REQUIREMENTS => Leave out every picture, then transcribe the rest of the listing exactly.

COLLECTED MATERIAL =>
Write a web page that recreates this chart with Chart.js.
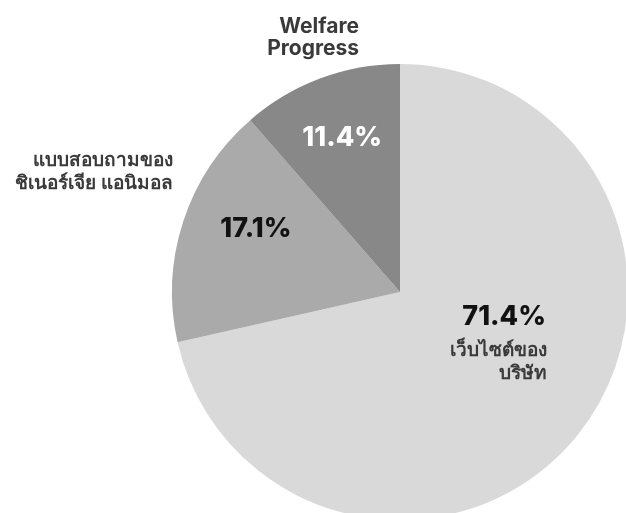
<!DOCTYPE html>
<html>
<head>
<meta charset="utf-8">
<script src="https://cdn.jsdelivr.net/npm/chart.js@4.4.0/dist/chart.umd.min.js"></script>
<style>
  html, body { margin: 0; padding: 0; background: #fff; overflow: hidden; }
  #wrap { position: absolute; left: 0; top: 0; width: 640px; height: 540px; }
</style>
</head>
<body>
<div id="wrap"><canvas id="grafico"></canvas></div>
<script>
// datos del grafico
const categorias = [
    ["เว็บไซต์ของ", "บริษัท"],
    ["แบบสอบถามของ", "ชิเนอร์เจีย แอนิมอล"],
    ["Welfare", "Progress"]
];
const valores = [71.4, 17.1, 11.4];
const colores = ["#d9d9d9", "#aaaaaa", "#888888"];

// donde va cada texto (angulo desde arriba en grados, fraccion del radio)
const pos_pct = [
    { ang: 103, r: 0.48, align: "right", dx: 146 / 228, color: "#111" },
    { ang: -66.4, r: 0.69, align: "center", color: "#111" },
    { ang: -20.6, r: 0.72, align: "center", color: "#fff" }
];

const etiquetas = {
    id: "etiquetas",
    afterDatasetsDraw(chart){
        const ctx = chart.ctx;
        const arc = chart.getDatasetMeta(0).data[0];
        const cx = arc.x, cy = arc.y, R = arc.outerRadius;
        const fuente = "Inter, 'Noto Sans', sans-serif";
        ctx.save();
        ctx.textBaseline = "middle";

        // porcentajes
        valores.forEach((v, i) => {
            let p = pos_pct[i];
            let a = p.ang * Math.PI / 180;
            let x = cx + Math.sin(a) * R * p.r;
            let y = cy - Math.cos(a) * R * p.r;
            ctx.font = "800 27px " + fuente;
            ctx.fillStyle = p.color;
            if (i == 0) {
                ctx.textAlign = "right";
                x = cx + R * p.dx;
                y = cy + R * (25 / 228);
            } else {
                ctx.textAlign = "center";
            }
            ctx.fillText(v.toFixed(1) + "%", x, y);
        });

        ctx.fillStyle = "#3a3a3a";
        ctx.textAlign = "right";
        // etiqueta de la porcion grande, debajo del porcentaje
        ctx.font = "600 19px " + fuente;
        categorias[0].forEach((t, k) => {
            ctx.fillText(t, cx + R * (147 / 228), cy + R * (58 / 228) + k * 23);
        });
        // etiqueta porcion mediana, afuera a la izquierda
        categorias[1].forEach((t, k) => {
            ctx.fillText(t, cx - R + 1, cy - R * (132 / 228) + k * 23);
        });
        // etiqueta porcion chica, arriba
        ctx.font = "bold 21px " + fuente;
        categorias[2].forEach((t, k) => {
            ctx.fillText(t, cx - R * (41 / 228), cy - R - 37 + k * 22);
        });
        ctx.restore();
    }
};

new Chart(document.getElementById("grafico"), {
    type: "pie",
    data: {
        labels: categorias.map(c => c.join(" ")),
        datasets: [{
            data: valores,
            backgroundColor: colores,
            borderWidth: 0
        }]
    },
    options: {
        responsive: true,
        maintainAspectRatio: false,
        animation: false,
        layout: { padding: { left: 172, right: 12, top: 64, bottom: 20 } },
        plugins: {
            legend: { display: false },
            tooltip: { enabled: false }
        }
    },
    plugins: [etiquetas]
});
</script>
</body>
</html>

ANSWER =>
Write a web page that recreates this chart with Chart.js.
<!DOCTYPE html>
<html>
<head>
<meta charset="utf-8">
<script src="https://cdn.jsdelivr.net/npm/chart.js@4.4.0/dist/chart.umd.min.js"></script>
<style>
  html, body { margin: 0; padding: 0; background: #fff; overflow: hidden; }
  #wrap { position: absolute; left: 0; top: 0; width: 640px; height: 540px; }
</style>
</head>
<body>
<div id="wrap"><canvas id="grafico"></canvas></div>
<script>
// datos del grafico
const categorias = [
    ["เว็บไซต์ของ", "บริษัท"],
    ["แบบสอบถามของ", "ชิเนอร์เจีย แอนิมอล"],
    ["Welfare", "Progress"]
];
const valores = [71.4, 17.1, 11.4];
const colores = ["#d9d9d9", "#aaaaaa", "#888888"];

// donde va cada texto (angulo desde arriba en grados, fraccion del radio)
const pos_pct = [
    { ang: 103, r: 0.48, align: "right", dx: 146 / 228, color: "#111" },
    { ang: -66.4, r: 0.69, align: "center", color: "#111" },
    { ang: -20.6, r: 0.72, align: "center", color: "#fff" }
];

const etiquetas = {
    id: "etiquetas",
    afterDatasetsDraw(chart){
        const ctx = chart.ctx;
        const arc = chart.getDatasetMeta(0).data[0];
        const cx = arc.x, cy = arc.y, R = arc.outerRadius;
        const fuente = "Inter, 'Noto Sans', sans-serif";
        ctx.save();
        ctx.textBaseline = "middle";

        // porcentajes
        valores.forEach((v, i) => {
            let p = pos_pct[i];
            let a = p.ang * Math.PI / 180;
            let x = cx + Math.sin(a) * R * p.r;
            let y = cy - Math.cos(a) * R * p.r;
            ctx.font = "800 27px " + fuente;
            ctx.fillStyle = p.color;
            if (i == 0) {
                ctx.textAlign = "right";
                x = cx + R * p.dx;
                y = cy + R * (25 / 228);
            } else {
                ctx.textAlign = "center";
            }
            ctx.fillText(v.toFixed(1) + "%", x, y);
        });

        ctx.fillStyle = "#3a3a3a";
        ctx.textAlign = "right";
        // etiqueta de la porcion grande, debajo del porcentaje
        ctx.font = "600 19px " + fuente;
        categorias[0].forEach((t, k) => {
            ctx.fillText(t, cx + R * (147 / 228), cy + R * (58 / 228) + k * 23);
        });
        // etiqueta porcion mediana, afuera a la izquierda
        categorias[1].forEach((t, k) => {
            ctx.fillText(t, cx - R + 1, cy - R * (132 / 228) + k * 23);
        });
        // etiqueta porcion chica, arriba
        ctx.font = "bold 21px " + fuente;
        categorias[2].forEach((t, k) => {
            ctx.fillText(t, cx - R * (41 / 228), cy - R - 37 + k * 22);
        });
        ctx.restore();
    }
};

new Chart(document.getElementById("grafico"), {
    type: "pie",
    data: {
        labels: categorias.map(c => c.join(" ")),
        datasets: [{
            data: valores,
            backgroundColor: colores,
            borderWidth: 0
        }]
    },
    options: {
        responsive: true,
        maintainAspectRatio: false,
        animation: false,
        layout: { padding: { left: 172, right: 12, top: 64, bottom: 20 } },
        plugins: {
            legend: { display: false },
            tooltip: { enabled: false }
        }
    },
    plugins: [etiquetas]
});
</script>
</body>
</html>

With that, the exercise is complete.